On that occasion, she said, “Father Ghirlanda also admitted the opportunity of canonical legislation for the case of total mental illness of the pope or a pope kept alive with drugs and technological equipment, exactly as proposed by the group I belong to.”

The research project on pope emeritus and the impeded seat proceeds through the discussion of scholars. 

Boni remembers that the National Conference of the Italian Association of Italian scholars of canon and ecclesiastical law (ADEC), which will take place in Turin starting on Oct. 5, 2022, will reflect on proposals and other contribution that juridical science can bring to the formation of the laws of the Church.

As regards a possible reform project of the vacant see or the norms of the conclave, Boni stresses that “adjustments are urgently needed concerning Praedicate Evangelium and its effects on the Roman Curia. Unquestionably, the legislation of the election of the pope is attributable to human law and has been rewritten by the canonical legislator over the centuries through numerous interventions, which gradually took into account the needs and emerging problems.”

For this reason, she does not exclude that “Pope Francis, like his predecessors, could launch a reform of the conclave. However, as can be guessed, it is a very sensitive and delicate matter, which requires extreme caution.”

The role of pope emeritus

Among the hypotheses circulated but not confirmed, Boni firmly excludes the possibility that a pope emeritus could participate in the general congregations. A retired pope could also not be involved in the preparation of the conclave, she said.

“The presence of popes emeritus in ‘proximity’ to the conclave or any case in contact with the electors could damage and seriously compromise the freedom of choice on the part of the cardinals; even the mere suspicion of interference should be avoided,” Boni said.
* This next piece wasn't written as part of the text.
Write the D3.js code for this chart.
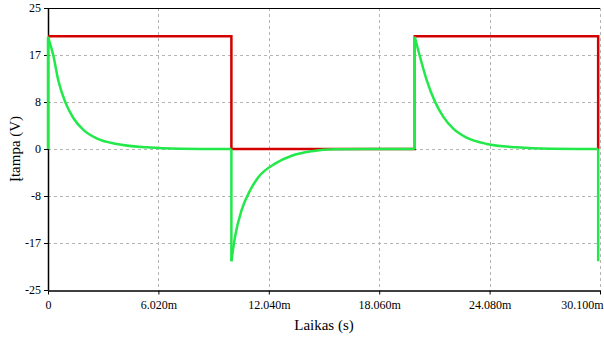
<!doctype html>
<html>
  <head>
    <meta charset="utf-8">
    <title>Įtampa</title>
    <script type="text/javascript" src="https://d3js.org/d3.v7.min.js"></script>
    <style>
      body { margin: 0; background: #fff; }
    </style>
  </head>
  <body>
    <script>
      // laikas in ms, įtampa in V
      const xTicks = [0, 6.02, 12.04, 18.06, 24.08, 30.1];
      const xTickLabels = ['0', '6.020m', '12.040m', '18.060m', '24.080m', '30.100m'];
      const yTicks = [25, 50 / 3, 25 / 3, 0, -25 / 3, -50 / 3, -25];
      const yTickLabels = ['25', '17', '8', '0', '-8', '-17', '-25'];

      // square wave source
      const redT = [0, 10, 10, 20, 20, 30, 30];
      const redV = [20, 20, 0, 0, 20, 20, 0];

      // output
      const greenT = [0, 0, 0.29, 0.56, 0.93, 1.38, 1.93, 2.65, 3.75, 5.38, 7.2, 10,
        10, 10.2, 10.56, 11.01, 11.47, 12.38, 13.29, 14.38, 15.65, 17.5, 20,
        20, 20.28, 20.65, 21.1, 21.56, 22.1, 22.83, 23.92, 25.56, 27.4, 30, 30];
      const greenV = [0, 19.9, 16.6, 12.2, 8.4, 5.5, 3.4, 1.9, 0.9, 0.3, 0.05, 0,
        -19.9, -15.5, -10.8, -7.4, -5.0, -2.6, -1.2, -0.4, -0.05, 0, 0,
        19.9, 16.4, 12.2, 8.4, 5.7, 3.6, 2.0, 0.9, 0.3, 0.05, 0, -19.9];

      const font = '"Liberation Serif", "DejaVu Serif", serif';
      const width = 604, height = 337;
      const margin = {top: 8, right: 4, bottom: 47, left: 48};

      const svg = d3.select('body').append('svg')
          .attr('width', width)
          .attr('height', height)
          .style('font-family', font);

      const x = d3.scaleLinear().domain([0, 30.1]).range([margin.left, width - margin.right]);
      const y = d3.scaleLinear().domain([-25, 25]).range([height - margin.bottom, margin.top]);

      // grid
      svg.append('g')
        .selectAll('line')
        .data(xTicks.slice(1))
        .join('line')
          .attr('x1', d => Math.round(x(d)) + 0.5)
          .attr('x2', d => Math.round(x(d)) + 0.5)
          .attr('y1', y(25))
          .attr('y2', y(-25))
          .attr('stroke', '#b4b4b4')
          .attr('stroke-dasharray', '3,3');

      svg.append('g')
        .selectAll('line')
        .data(yTicks.slice(1, -1))
        .join('line')
          .attr('x1', x(0))
          .attr('x2', x(30.1))
          .attr('y1', d => Math.round(y(d)) + 0.5)
          .attr('y2', d => Math.round(y(d)) + 0.5)
          .attr('stroke', '#b4b4b4')
          .attr('stroke-dasharray', '3,3');

      // top border
      svg.append('line')
          .attr('x1', x(0)).attr('x2', x(30.1))
          .attr('y1', y(25) + 0.5).attr('y2', y(25) + 0.5)
          .attr('stroke', '#000');

      // axes
      const xAxis = svg.append('g')
          .attr('transform', `translate(0,${y(-25) + 0.5})`)
          .call(d3.axisBottom(x).tickValues(xTicks).tickFormat((d, i) => xTickLabels[i]).tickSize(4).tickSizeOuter(0));
      xAxis.attr('font-family', null).attr('font-size', null);
      xAxis.select('.domain').attr('stroke', '#000').attr('stroke-width', 1.5);
      xAxis.selectAll('text')
          .attr('dy', null).attr('y', 18).attr('fill', '#000')
          .style('font-family', font).style('font-size', '12px');
      xAxis.selectAll('.tick:last-of-type text').attr('text-anchor', 'end').attr('dx', 3);

      const yAxis = svg.append('g')
          .attr('transform', `translate(${x(0)},0)`)
          .call(d3.axisLeft(y).tickValues(yTicks).tickFormat((d, i) => yTickLabels[i]).tickSize(4).tickSizeOuter(0));
      yAxis.attr('font-family', null).attr('font-size', null);
      yAxis.select('.domain').attr('stroke', '#000').attr('stroke-width', 1.5);
      yAxis.selectAll('text')
          .attr('x', -7).attr('fill', '#000')
          .style('font-family', font).style('font-size', '12px');

      const line = d3.line()
          .x(d => x(d[0]))
          .y(d => y(d[1]));

      svg.append('path')
          .datum(redT.map((t, i) => [t, redV[i]]))
          .attr('d', line)
          .attr('fill', 'none')
          .attr('stroke', '#d40000')
          .attr('stroke-width', 2.5);

      // green: split at the jumps, smooth each decay, straight jumps
      const pts = greenT.map((t, i) => [t, greenV[i]]);
      const pieces = [];
      let cur = [pts[0]];
      for (let i = 1; i < pts.length; i++) {
        if (pts[i][0] === pts[i - 1][0]) {
          pieces.push(cur);
          pieces.push([pts[i - 1], pts[i]]);
          cur = [pts[i]];
        } else {
          cur.push(pts[i]);
        }
      }
      pieces.push(cur);

      const greenLine = d3.line()
          .x(d => x(d[0]))
          .y(d => y(d[1]))
          .curve(d3.curveMonotoneX);

      svg.append('g')
        .selectAll('path')
        .data(pieces.filter(p => p.length > 1))
        .join('path')
          .attr('d', d => (d.length === 2 && d[0][0] === d[1][0]) ? line(d) : greenLine(d))
          .attr('fill', 'none')
          .attr('stroke', '#22e84a')
          .attr('stroke-width', 2.5)
          .attr('stroke-linejoin', 'round');

      // labels
      svg.append('text')
          .attr('x', (x(0) + x(30.1)) / 2)
          .attr('y', 330)
          .attr('text-anchor', 'middle')
          .style('font-family', font)
          .style('font-size', '15px')
          .text('Laikas (s)');

      svg.append('text')
          .attr('transform', `translate(20,${(y(25) + y(-25)) / 2}) rotate(-90)`)
          .attr('text-anchor', 'middle')
          .style('font-family', font)
          .style('font-size', '15px')
          .text('Įtampa (V)');
    </script>
  </body>
</html>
Boni stressed that “guaranteeing such freedom from external pressures, but also only from undue suggestions, has always been a constant concern of the canonical legislator.” Benedict, she noted, confirmed this approach by remaining “rigorously extraneous to the conclave for the election of his successor.”

The pre-conclave meetings

Another theme is that of a reform of the General Congregations, the pre-conclave meetings. There are rumors of that, too, but nothing is confirmed.

In principle, “the elimination of the General Congregations would imply the exclusion from the crucial confrontations that precede the choice of the new pope of cardinals over 80, who, as is well known, no longer enjoy the right to vote for the successor of Peter.” 

She added that “this last norm, introduced by Paul VI with the motu proprio Ingravescentem aetatem of 1970, was, among other reasons, an expression of the desire to cut off from the election of the Roman Pontiff those elderly cardinals, formed before Vatican II — also with the preference expressed to a candidate linked to the pre-conciliar mentality — who could have hindered the implementation of the novelties of this Council.”

However, she opined, “this reason no longer exists. Indeed, many of the cardinals who have passed that age threshold have fully experienced the ‘effervescent’ season of the ’60s and ’70s of the last century and are certainly not conservatives.”

For this, Boni suggests abrogating the norm of non-participation in the conclave and finds it “unjustified” that they can also be excluded from the general congregations.

Boni noted that also “the fixing of a majority of two-thirds of the votes of cardinals for the election of the pope is a strategic rule — issued by a great jurist pope in 1179 — of great balance, restored (albeit with some corrections) by Benedict XVI precisely given its importance under different profiles.”

The main reason, Boni said, is “that a very high consensus converges on the name of the pope (inspired by the Holy Spirit), as representative of the entire Christianity of which the cardinals are ‘spokespersons.’ Strong reasons would be needed to change this rule and, moreover, to touch the delicate balance of the conclave.”